You will want to determine which of the warming systems is not operational. This can be done a number of ways. Easiest way is to trigger the warming system to turn on either by having vehicle in cold ambient temps or jumper J1-12 to J1-23 at the BMS connector.

  1. If vehicle will turn on you can press and hold the up button of the dash display until the second screen comes up showing battery pack information. As shown in the next image. This can provide warmer information such as DC current draw and high and low battery temperature readings. If temperature readings do not match current conditions or vary greatly one of the thermistors may be bad or the BMS may have an internal issue. This would need further diagnostics requiring the lithium BMS diagnostic tool as described in this forum.
  2. To test the AC side of the warmer.
    1. Turn main battery disconnect switch off in right front wheel well.
    2. Plug vehicle in at front bumper to say 120VAC.
    3. Use an AC current clamp/meter over the black wire coming out of the back of the inlet plug or an in-line current meter. You should measure roughly 1.8 amps for 100AH, 110AH or 150AH battery packs or 3.6 amps for the 200AH battery pack.
  3. To Test the DC side of the warmer.
    1. Vehicle must be operational. Then turn the ignition key on. 
    2. Press and hold the up button of the dash display until the second screen comes up showing battery pack information. As shown in the image above.
    3. In the case of this image the warmer is not on. But if it was the pack current would read 3 amps for 100AH, 110AH or 150AH battery packs or 6 amps for the 200AH battery pack. Also, here you will see the high and low battery pack temperature.

Diagnostics of DC side of warmer

Test #1

To test the DC warmer, unplug the battery warmer at the 6-pin connector. At the warmer side ohm test between pin# 2 & 5 of warmer 6 pin connector. If you measure roughly 27Ω continue to test #1-1. If not you either have a bad connection, bad thermal fuse or element in warmer is bad. Thermal fuse is part# U5669A-1N.

Test #1-1

Take and measure the vehicles side if the 6-pin connector and you should read pack voltage (typically 80VDC) If so, warmer should be operational. Else if not continue to test #2. ​​

Test #2

To test the DC thermal switch, unplug the 2-pin connector of the battery warmer. On the warmer side of the connector ohm test between pin's 1 & 2. Should measure a closed circuit, if so continue to test #2-1. If circuit is open thermal switch may bad and needs to be replaced. Part# of thermal switch is U5732A-N.

Test #2-1

Take and jumper the two terminals together of the 2-pin connector on the vehicle side. You should hear a relay close inside the lithium PCB assembly. Also, if the 6-pin warmer connector is plugged back in the warmer should start to operate. Can be seen by looking at the pack current in the dash display. If it does not still operate more than likely the PCB assembly needs to be replaced. If it does, then you still have a bad thermal switch, and it should be replaced. 

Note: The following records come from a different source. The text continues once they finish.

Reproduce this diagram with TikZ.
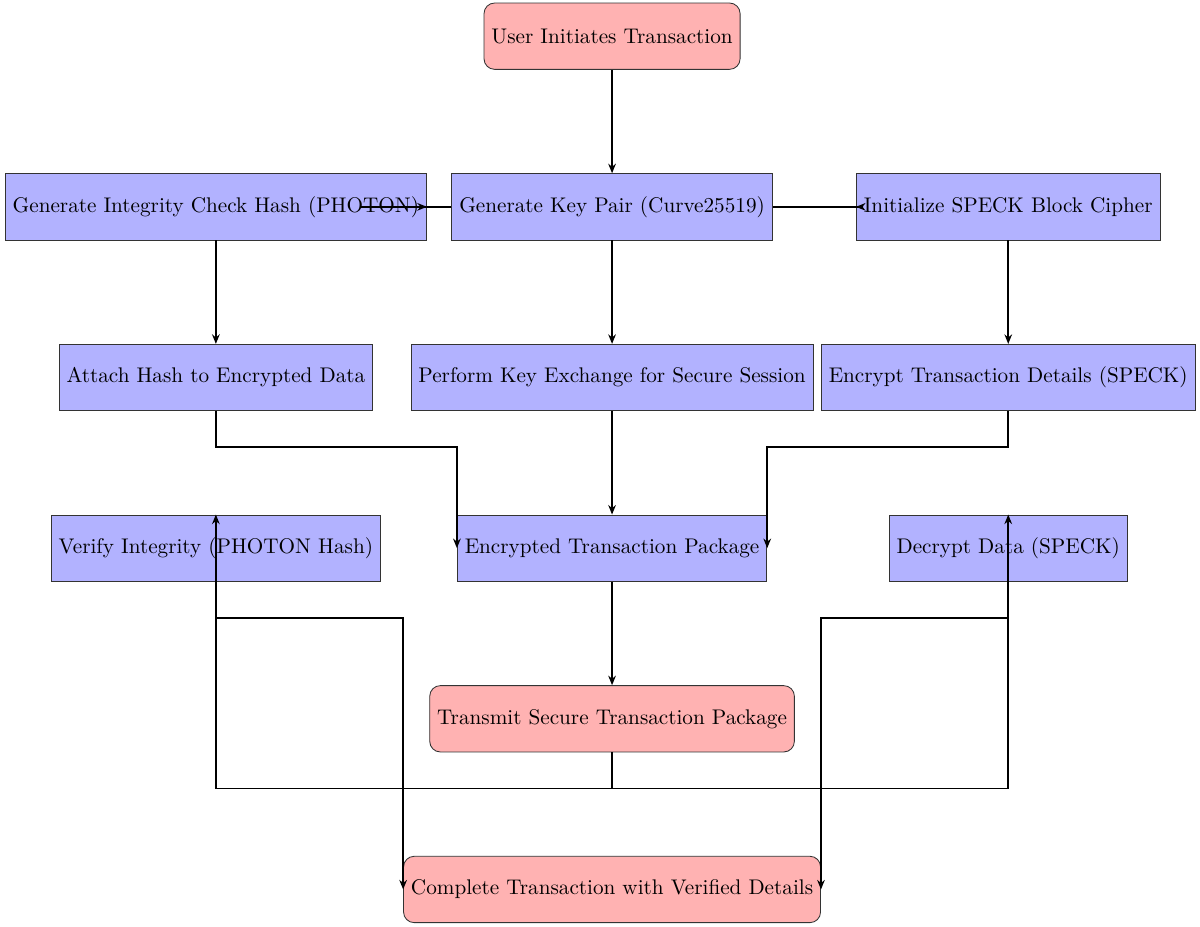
\documentclass[tikz,border=0pt]{standalone}
\usepackage{xcolor}
\usepackage{tikz}
\usetikzlibrary{shapes, arrows.meta, positioning, calc}
\definecolor{procblue}{RGB}{178, 178, 255}
\definecolor{endred}{RGB}{255, 178, 178}

\begin{document}
\begin{tikzpicture}[>={Stealth[length=4.5pt, width=3.6pt]},
    process/.style={rectangle, draw=black!80, fill=procblue, minimum height=1.1cm, inner sep=3.5pt},
    terminal/.style={rectangle, rounded corners=5pt, draw=black!80, fill=endred, minimum height=1.1cm, inner sep=3.5pt},
    flow/.style={->, thick}]
    \useasboundingbox (-10.15,0.6) rectangle (9.75,-14.76);

    % Start
    \node[terminal] (start) at (0,0) {User Initiates Transaction};

    % Setup row
    \node[process] (keygen) at (0,-2.83) {Generate Key Pair (Curve25519)};
    \node[process] (hashgen) at (-6.57,-2.83) {Generate Integrity Check Hash (PHOTON)};
    \node[process] (speckinit) at (6.57,-2.83) {Initialize SPECK Block Cipher};

    % Processing row
    \node[process] (attach) at (-6.57,-5.66) {Attach Hash to Encrypted Data};
    \node[process] (exchange) at (0,-5.66) {Perform Key Exchange for Secure Session};
    \node[process] (encrypt) at (6.57,-5.66) {Encrypt Transaction Details (SPECK)};

    % Package and receiving side
    \node[process] (verify) at (-6.57,-8.49) {Verify Integrity (PHOTON Hash)};
    \node[process] (package) at (0,-8.49) {Encrypted Transaction Package};
    \node[process] (decrypt) at (6.57,-8.49) {Decrypt Data (SPECK)};

    % Transmission and end
    \node[terminal] (transmit) at (0,-11.32) {Transmit Secure Transaction Package};
    \node[terminal] (complete) at (0,-14.15) {Complete Transaction with Verified Details};

    % Arrows
    \draw[flow] (start) -- (keygen);
    \draw[flow] (keygen.west) -- ++(-1.5,0) |- (hashgen.east);
    \draw[flow] (keygen.east) -- ++(1.5,0) |- (speckinit.west);
    \draw[flow] (hashgen) -- (attach);
    \draw[flow] (keygen) -- (exchange);
    \draw[flow] (speckinit) -- (encrypt);
    \draw[flow] (attach.south) -- ++(0,-0.6) -| (package.west);
    \draw[flow] (exchange) -- (package);
    \draw[flow] (encrypt.south) -- ++(0,-0.6) -| (package.east);
    \draw[flow] (package) -- (transmit);
    \draw[flow] (transmit.south) -- ++(0,-0.6) -| (verify.north);
    \draw[flow] (transmit.south) -- ++(0,-0.6) -| (decrypt.north);
    \draw[flow] (verify.south) -- ++(0,-0.6) -| (complete.west);
    \draw[flow] (decrypt.south) -- ++(0,-0.6) -| (complete.east);
\end{tikzpicture}
\end{document}
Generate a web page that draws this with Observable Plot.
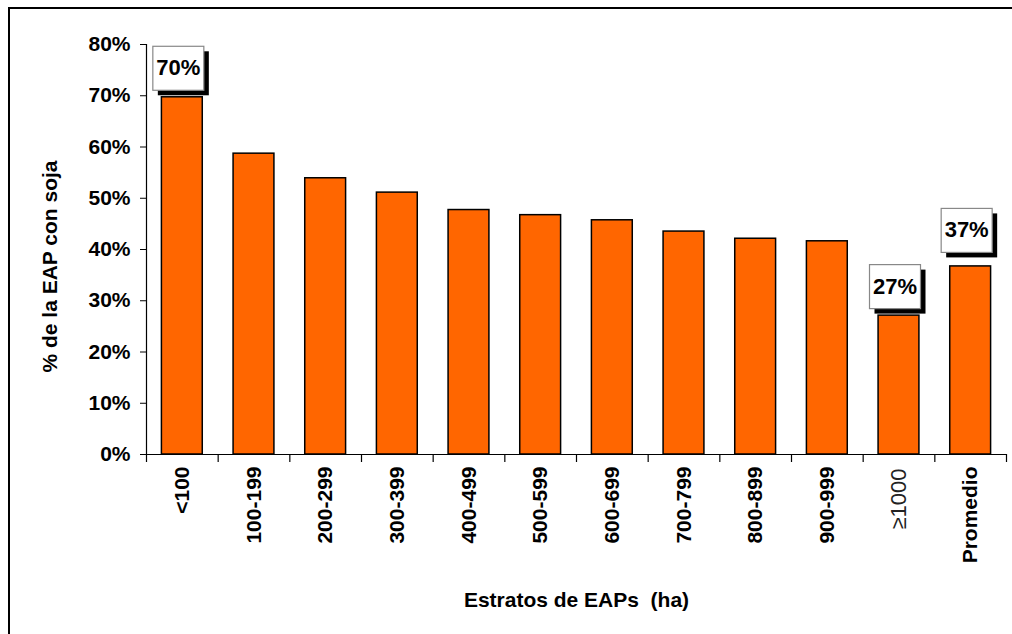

Diagnostics of AC side of warmer

TEST #3

To test the AC warmer, unplug the battery warmer at the 6-pin connector. ohm test between pin# 1 & 6 of warmer 6 pin connector. If you measure roughly 71Ω continue to test 3-1. If not you either have a bad connection, bad thermal fuse or element in warmer is bad. Thermal fuse is part# U5669A-1N.

Test #3-1

Take and measure the vehicles side of the 6-pin connector and you should read same voltage as you are plugged into (example 120VAC) if not you either have a wiring connection issue or the PCB assembly is bad and needs to be replaced.

Test #4

At the 6-pin connector. ohm test between pin# 3 & 4 of warmer 6 pin connector. If you measure roughly 100Ω @ 70° C, then you may have a bad lithium PCB assembly. If not, you could have a bad thermistor which is part# U5733A-N.